== THE INPUT ==

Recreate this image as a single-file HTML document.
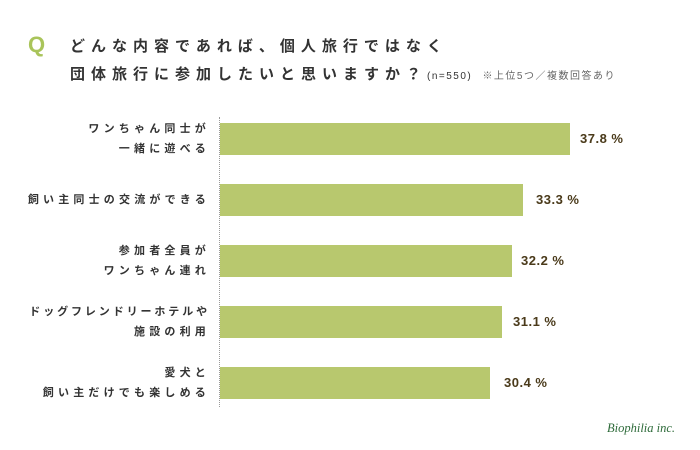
<!DOCTYPE html>
<html><head><meta charset="utf-8"><style>
body{margin:0;width:700px;height:450px;background:#fff;position:relative;overflow:hidden;font-family:"Liberation Sans","Noto Sans CJK JP",sans-serif;color:#333}
.a{position:absolute;white-space:nowrap}
.t{font-size:15px;font-weight:bold;letter-spacing:6px;color:#333}
.l{font-size:11px;letter-spacing:4.2px;text-align:right;right:490px;line-height:20px;color:#333;font-weight:bold}
.b{position:absolute;left:220px;height:32px;background:#b8c86e}
.v{font-size:13px;font-weight:bold;color:#4a3a1a;letter-spacing:0.5px}
</style></head><body>
<div class="a" style="left:28px;top:32px;font-size:22px;font-weight:bold;color:#a9c45a">Q</div>
<div class="a t" style="left:70px;top:35px">どんな内容であれば、個人旅行ではなく</div>
<div class="a t" style="left:70px;top:63px">団体旅行に参加したいと思いますか？<span style="font-size:10px;letter-spacing:1.5px;font-weight:normal">(n=550)</span> <span style="font-size:10px;letter-spacing:1.5px;font-weight:normal;color:#666">※上位5つ／複数回答あり</span></div>
<div class="a" style="left:219px;top:117px;height:290px;border-left:1px dotted #999"></div>
<div class="b" style="top:123px;width:350px"></div>
<div class="b" style="top:184px;width:303px"></div>
<div class="b" style="top:245px;width:292px"></div>
<div class="b" style="top:306px;width:282px"></div>
<div class="b" style="top:367px;width:270px"></div>
<div class="a l" style="top:119px">ワンちゃん同士が<br>一緒に遊べる</div>
<div class="a l" style="top:190px">飼い主同士の交流ができる</div>
<div class="a l" style="top:241px">参加者全員が<br>ワンちゃん連れ</div>
<div class="a l" style="top:302px"><span style="letter-spacing:2.9px">ドッグフレンドリーホテルや</span><br>施設の利用</div>
<div class="a l" style="top:363px">愛犬と<br>飼い主だけでも楽しめる</div>
<div class="a v" style="left:580px;top:131px">37.8 %</div>
<div class="a v" style="left:536px;top:192px">33.3 %</div>
<div class="a v" style="left:521px;top:253px">32.2 %</div>
<div class="a v" style="left:513px;top:314px">31.1 %</div>
<div class="a v" style="left:504px;top:375px">30.4 %</div>
<div class="a" style="left:607px;top:421px;font-family:'Liberation Serif',serif;font-style:italic;font-size:12.5px;color:#2e6b3a">Biophilia inc.</div>
</body></html>
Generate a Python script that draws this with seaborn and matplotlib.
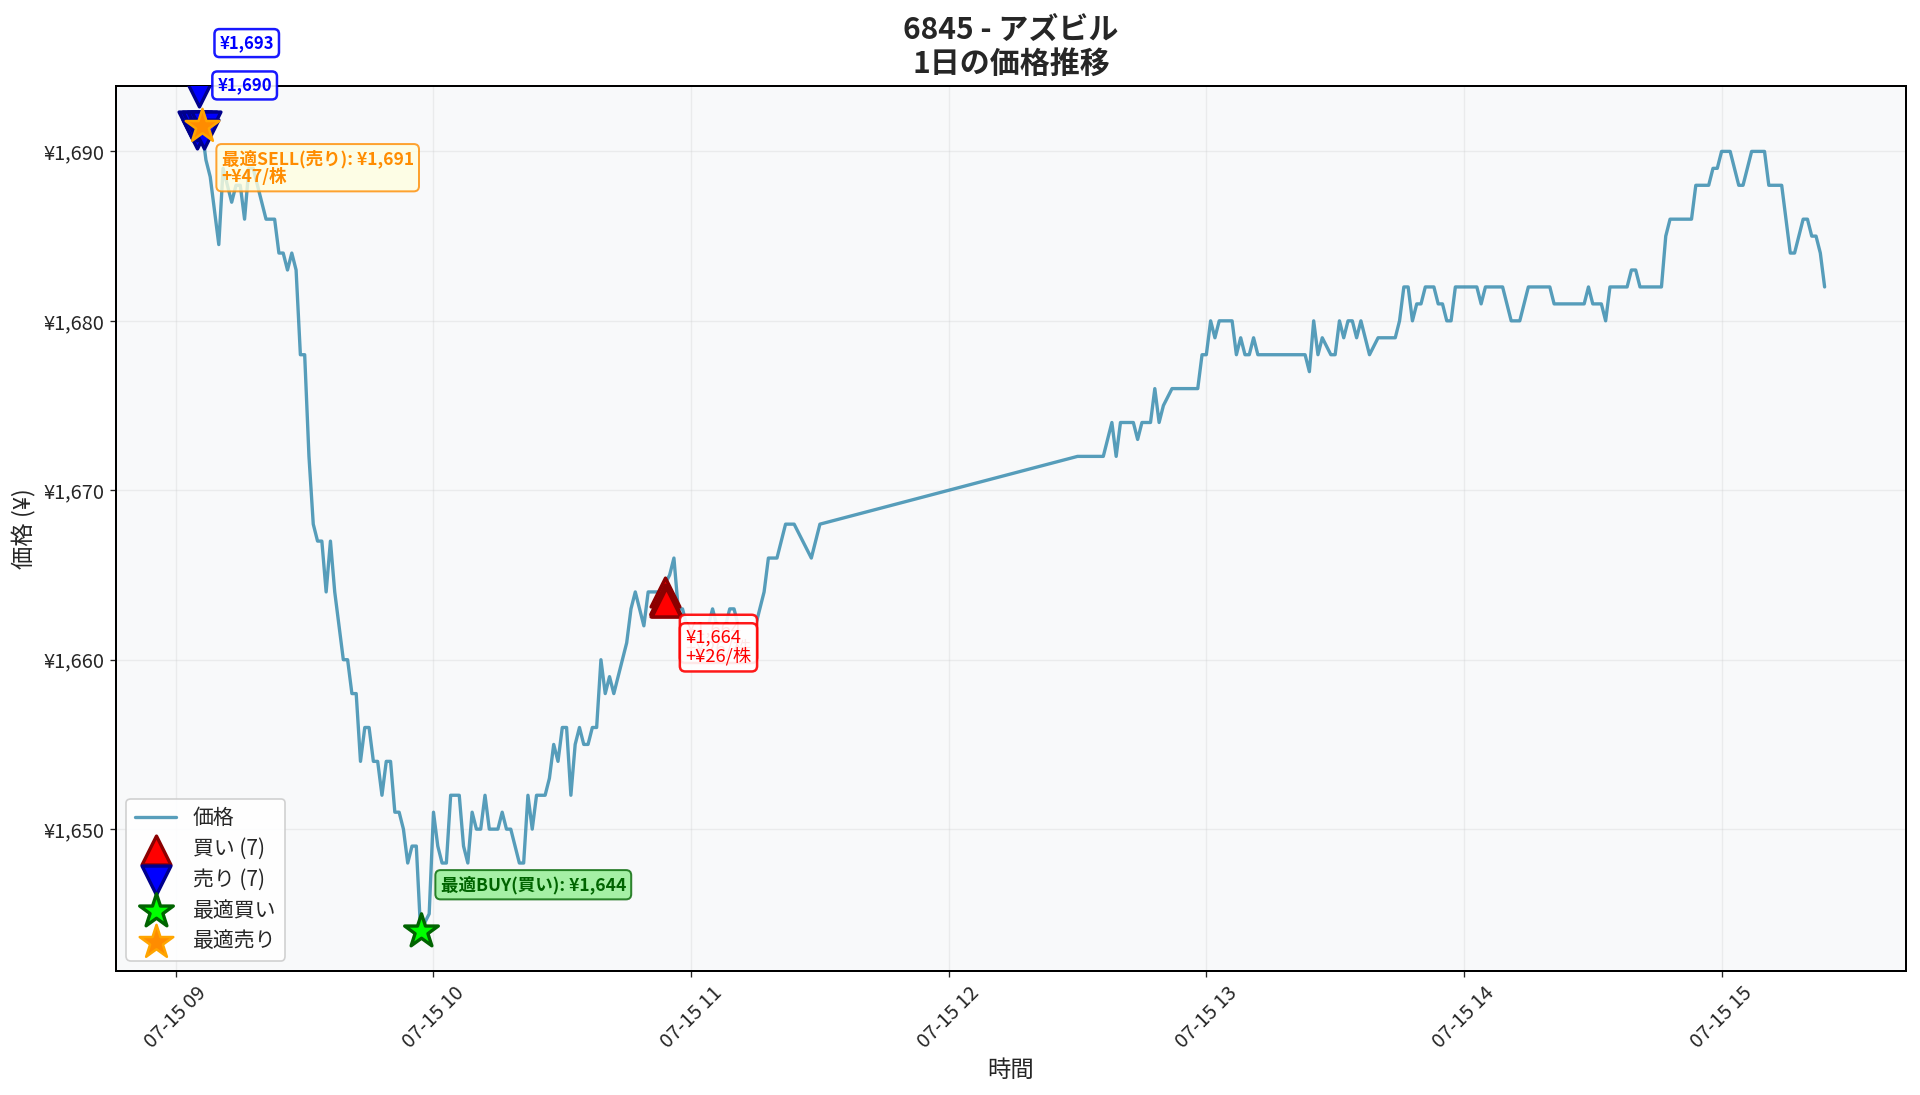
import matplotlib
matplotlib.use("Agg")
import matplotlib.pyplot as plt
import matplotlib.dates as mdates
from matplotlib.ticker import FuncFormatter
import pandas as pd
import seaborn as sns

sns.set_style("ticks")
plt.rcParams['font.family'] = ['Noto Sans CJK JP', 'DejaVu Sans']

########################################################
#   DATA (minute bars, vertices)
########################################################
DAY = "2025-07-15"

price_times = [
    "09:05", "09:06", "09:07", "09:08", "09:10", "09:11", "09:12", "09:13", "09:14", "09:15",
    "09:16", "09:17", "09:18", "09:19", "09:20", "09:21", "09:23", "09:24", "09:25", "09:26",
    "09:27", "09:28", "09:29", "09:30", "09:31", "09:32", "09:33", "09:34", "09:35", "09:36",
    "09:37", "09:38", "09:39", "09:40", "09:41", "09:42", "09:43", "09:44", "09:45", "09:46",
    "09:47", "09:48", "09:49", "09:50", "09:51", "09:52", "09:53", "09:54", "09:55", "09:56",
    "09:57", "09:58", "09:59", "10:00", "10:01", "10:02", "10:03", "10:04", "10:06", "10:07",
    "10:08", "10:09", "10:10", "10:11", "10:12", "10:13", "10:15", "10:16", "10:17", "10:18",
    "10:19", "10:20", "10:21", "10:22", "10:23", "10:24", "10:26", "10:27", "10:28", "10:29",
    "10:30", "10:31", "10:32", "10:33", "10:34", "10:35", "10:36", "10:37", "10:38", "10:39",
    "10:40", "10:41", "10:42", "10:43", "10:44", "10:45", "10:46", "10:47", "10:49", "10:50",
    "10:53", "10:55", "10:56", "10:57", "10:58", "10:59", "11:04", "11:05", "11:06", "11:08",
    "11:09", "11:10", "11:11", "11:15", "11:17", "11:18", "11:20", "11:22", "11:24", "11:28",
    "11:30",
    "12:30", "12:36", "12:38", "12:39", "12:40", "12:43", "12:44", "12:45", "12:47", "12:48",
    "12:49", "12:50", "12:52", "12:58", "12:59", "13:00", "13:01", "13:02", "13:03", "13:06",
    "13:07", "13:08", "13:09", "13:10", "13:11", "13:12", "13:23", "13:24", "13:25", "13:26",
    "13:27", "13:29", "13:30", "13:31", "13:32", "13:33", "13:34", "13:35", "13:36", "13:38",
    "13:40", "13:44", "13:45", "13:46", "13:47", "13:48", "13:49", "13:50", "13:51", "13:53",
    "13:54", "13:55", "13:56", "13:57", "13:58", "14:03", "14:04", "14:05", "14:09", "14:11",
    "14:13", "14:15", "14:20", "14:21", "14:28", "14:29", "14:30", "14:32", "14:33", "14:34",
    "14:38", "14:39", "14:40", "14:41", "14:46", "14:47", "14:48", "14:53", "14:54", "14:57",
    "14:58", "14:59", "15:00", "15:02", "15:04", "15:05", "15:07", "15:10", "15:11", "15:14",
    "15:16", "15:17", "15:19", "15:20", "15:21", "15:22", "15:23", "15:24",
]
price_values = [
    1690.5, 1691.5, 1689.5, 1688.5, 1684.5, 1689, 1688, 1687, 1688, 1688,
    1686, 1689, 1689, 1688, 1687, 1686, 1686, 1684, 1684, 1683,
    1684, 1683, 1678, 1678, 1672, 1668, 1667, 1667, 1664, 1667,
    1664, 1662, 1660, 1660, 1658, 1658, 1654, 1656, 1656, 1654,
    1654, 1652, 1654, 1654, 1651, 1651, 1650, 1648, 1649, 1649,
    1644, 1644.5, 1645, 1651, 1649, 1648, 1648, 1652, 1652, 1649,
    1648, 1651, 1650, 1650, 1652, 1650, 1650, 1651, 1650, 1650,
    1649, 1648, 1648, 1652, 1650, 1652, 1652, 1653, 1655, 1654,
    1656, 1656, 1652, 1655, 1656, 1655, 1655, 1656, 1656, 1660,
    1658, 1659, 1658, 1659, 1660, 1661, 1663, 1664, 1662, 1664,
    1664, 1665, 1666, 1663, 1663, 1662, 1662, 1663, 1662, 1662,
    1663, 1663, 1662, 1662, 1664, 1666, 1666, 1668, 1668, 1666,
    1668,
    1672, 1672, 1674, 1672, 1674, 1674, 1673, 1674, 1674, 1676,
    1674, 1675, 1676, 1676, 1678, 1678, 1680, 1679, 1680, 1680,
    1678, 1679, 1678, 1678, 1679, 1678, 1678, 1677, 1680, 1678,
    1679, 1678, 1678, 1680, 1679, 1680, 1680, 1679, 1680, 1678,
    1679, 1679, 1680, 1682, 1682, 1680, 1681, 1681, 1682, 1682,
    1681, 1681, 1680, 1680, 1682, 1682, 1681, 1682, 1682, 1680,
    1680, 1682, 1682, 1681, 1681, 1682, 1681, 1681, 1680, 1682,
    1682, 1683, 1683, 1682, 1682, 1685, 1686, 1686, 1688, 1688,
    1689, 1689, 1690, 1690, 1688, 1688, 1690, 1690, 1688, 1688,
    1684, 1684, 1686, 1686, 1685, 1685, 1684, 1682,
]

# trades
buy_times = ["10:54", "10:54", "10:53:50", "10:54:10", "10:54", "10:53:55", "10:54:05"]
buy_prices = [1664, 1663.5, 1663.4, 1663.5, 1663.6, 1663.5, 1663.4]
sell_times = ["09:05:30", "09:05", "09:04", "09:05", "09:06", "09:07", "09:06:30"]
sell_prices = [1693.5, 1691, 1691.5, 1691.5, 1691.5, 1691.5, 1691]
sell_labels = ["¥1,693", "¥1,690"]
buy_labels = ["¥1,664\n+¥26/株", "¥1,664\n+¥26/株"]

best_buy_time = "09:57"
best_buy_price = 1644
best_sell_time = "09:06"
best_sell_price = 1691.5
best_buy_text = "最適BUY(買い): ¥1,644"
best_sell_text = "最適SELL(売り): ¥1,691\n+¥47/株"


def to_dt(ts):
    return pd.to_datetime([f"{DAY} {t}" for t in ts], format='mixed')


price_dt = to_dt(price_times)
buy_dt = to_dt(buy_times)
sell_dt = to_dt(sell_times)
bb_dt = to_dt([best_buy_time])
bs_dt = to_dt([best_sell_time])

########################################################
#   PLOT
########################################################
fig, ax = plt.subplots(figsize=(16, 9.125), dpi=120)
fig.subplots_adjust(left=0.0604, right=0.9927, top=0.9217, bottom=0.1132)
ax.set_facecolor('#f8f9fa')

sns.lineplot(x=price_dt, y=price_values, ax=ax, color='#2E86AB', alpha=0.8,
             linewidth=2, label='価格')

sns.scatterplot(x=buy_dt, y=buy_prices, ax=ax, marker='^', s=300, color='red',
                edgecolor='darkred', linewidth=2, zorder=5, label=f'買い ({len(buy_prices)})')
sns.scatterplot(x=sell_dt, y=sell_prices, ax=ax, marker='v', s=300, color='blue',
                edgecolor='darkblue', linewidth=2, zorder=5, label=f'売り ({len(sell_prices)})')
sns.scatterplot(x=bb_dt, y=[best_buy_price], ax=ax, marker='*', s=450, color='lime',
                edgecolor='darkgreen', linewidth=2, zorder=6, label='最適買い')
sns.scatterplot(x=bs_dt, y=[best_sell_price], ax=ax, marker='*', s=450, color='darkorange',
                edgecolor='orange', linewidth=1.5, zorder=6, label='最適売り')

# trade labels
for i, lab in enumerate(sell_labels):
    ax.annotate(lab, (sell_dt[i], sell_prices[i]), xytext=(12, 24), textcoords='offset points',
                ha='left', va='bottom', fontsize=10, fontweight='bold', color='blue',
                bbox=dict(boxstyle='round,pad=0.3', fc='white', ec='blue', lw=1.5, alpha=0.9),
                zorder=7)
for i, lab in enumerate(buy_labels):
    ax.annotate(lab, (buy_dt[i], buy_prices[i]), xytext=(12, -17), textcoords='offset points',
                ha='left', va='top', fontsize=11, color='red', linespacing=1.05,
                bbox=dict(boxstyle='round,pad=0.3', fc='white', ec='red', lw=1.5, alpha=0.9),
                zorder=7)

ax.annotate(best_buy_text, (bb_dt[0], best_buy_price), xytext=(12, 22), textcoords='offset points',
            ha='left', va='bottom', fontsize=10.5, fontweight='bold', color='darkgreen',
            bbox=dict(boxstyle='round,pad=0.3', fc='lightgreen', ec='darkgreen', lw=1.2, alpha=0.8),
            zorder=7)
ax.annotate(best_sell_text, (bs_dt[0], best_sell_price), xytext=(12, -14), textcoords='offset points',
            ha='left', va='top', fontsize=10.5, fontweight='bold', color='darkorange',
            linespacing=1.0,
            bbox=dict(boxstyle='round,pad=0.3', fc='lightyellow', ec='darkorange', lw=1.2, alpha=0.8),
            zorder=7)

# limits from the price line only
lo, hi = min(price_values), max(price_values)
pad = 0.05 * (hi - lo)
ax.set_ylim(lo - pad, hi + pad)
span = price_dt.max() - price_dt.min()
ax.set_xlim(price_dt.min() - 0.05 * span, price_dt.max() + 0.05 * span)

ax.yaxis.set_major_formatter(FuncFormatter(lambda v, p: f'¥{v:,.0f}'))
ax.xaxis.set_major_locator(mdates.HourLocator())
ax.xaxis.set_major_formatter(mdates.DateFormatter('%m-%d %H'))
plt.setp(ax.get_xticklabels(), rotation=45)
ax.tick_params(labelsize=12)

ax.grid(True, alpha=0.3)
for sp in ax.spines.values():
    sp.set_visible(True)
    sp.set_color('black')
    sp.set_linewidth(1.2)

ax.set_title('6845 - アズビル\n1日の価格推移', fontsize=18, fontweight='bold',
             linespacing=1.15, pad=8)
ax.set_xlabel('時間', fontsize=14)
ax.set_ylabel('価格 (¥)', fontsize=14)
ax.legend(loc='lower left', fontsize=12.5, framealpha=0.9, labelspacing=0.42)

fig.savefig('out.png', dpi=120)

===

## WHAT YOU SHOULD DO
Pick out all lines from the data above in which the word "matplotlib" appears.

## SOLUTION FOR THIS TASK
Generate a Python script that draws this with seaborn and matplotlib.
import matplotlib
matplotlib.use("Agg")
import matplotlib.pyplot as plt
import matplotlib.dates as mdates
from matplotlib.ticker import FuncFormatter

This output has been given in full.